The bill reduces the overall FY25 funding level for the Higher Education heading by $202 million. APLU confirmed with Appropriations Committee staff that this eliminates the amount available for higher education earmarks for FY25. The maximum award for Pell Grants remains $7,395.00, the same as the maximum awards for FY24 and FY23. The Federal Work Study program has also been flat funded from FY24, with $1,230 million* allocated for the program. FY25 funding for the Institute for Education Services (IES) is $793.1 million, TRIO programs received $1,191 million* and Title VI International Education Programs received $85.7 million*. All of these programs were level-funded from FY24.

National Endowment for the Humanities (NEH)

NEH received $207 million for FY25, the same amount as has been allocated for FY24 and FY23.
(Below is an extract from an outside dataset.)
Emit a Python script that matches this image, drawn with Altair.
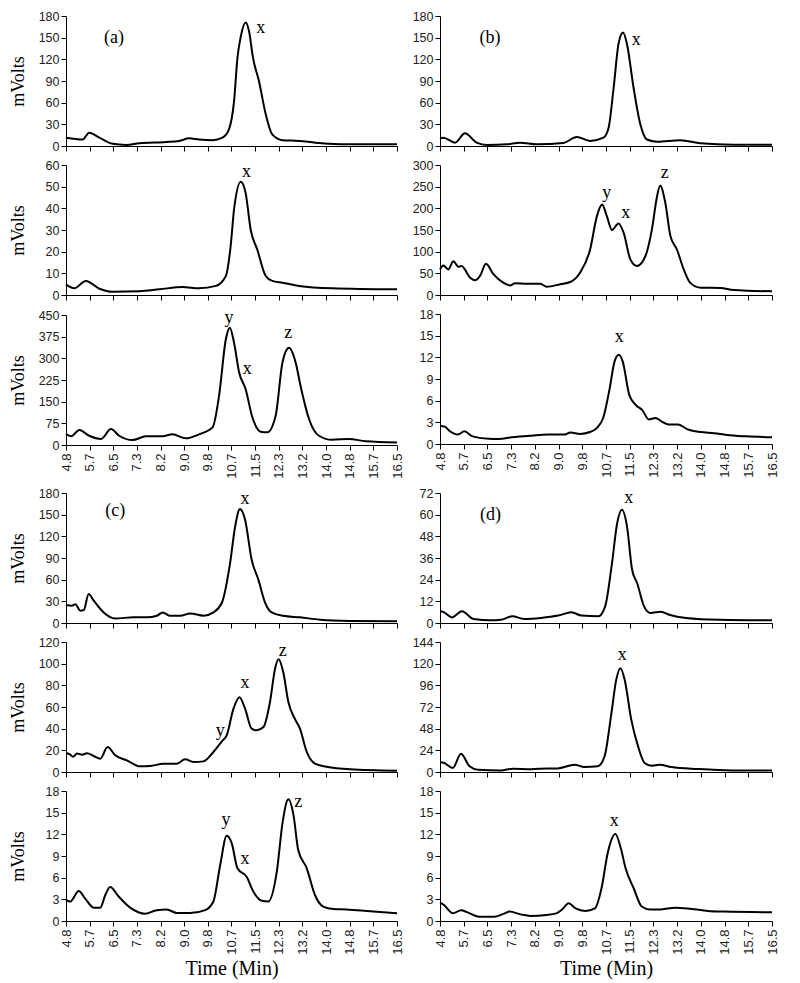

National Endowment for the Arts (NEA)

NEA received $207 million* for FY25, the same amount as has been allocated for FY24 and FY23.

*There are some concerns about how different agencies will use their funding as allocated within the FY25 CR. Typically, funding bills are accompanied by an explanatory statement or a report that will provide funding levels for programs within larger appropriations accounts. Instead, in completing the FY25 package, Congress chose to allocate funding for different agencies and departments as a general bucket and did not provide an explanatory statement with tables to the administration outlining funding details at the program level. Therefore, only funding levels explicitly included in the final CR bill text are binding. Sec. 1113 of the legislation requires the administration to provide a spending plan within 45 days of enactment, at which time additional details at the program level are expected.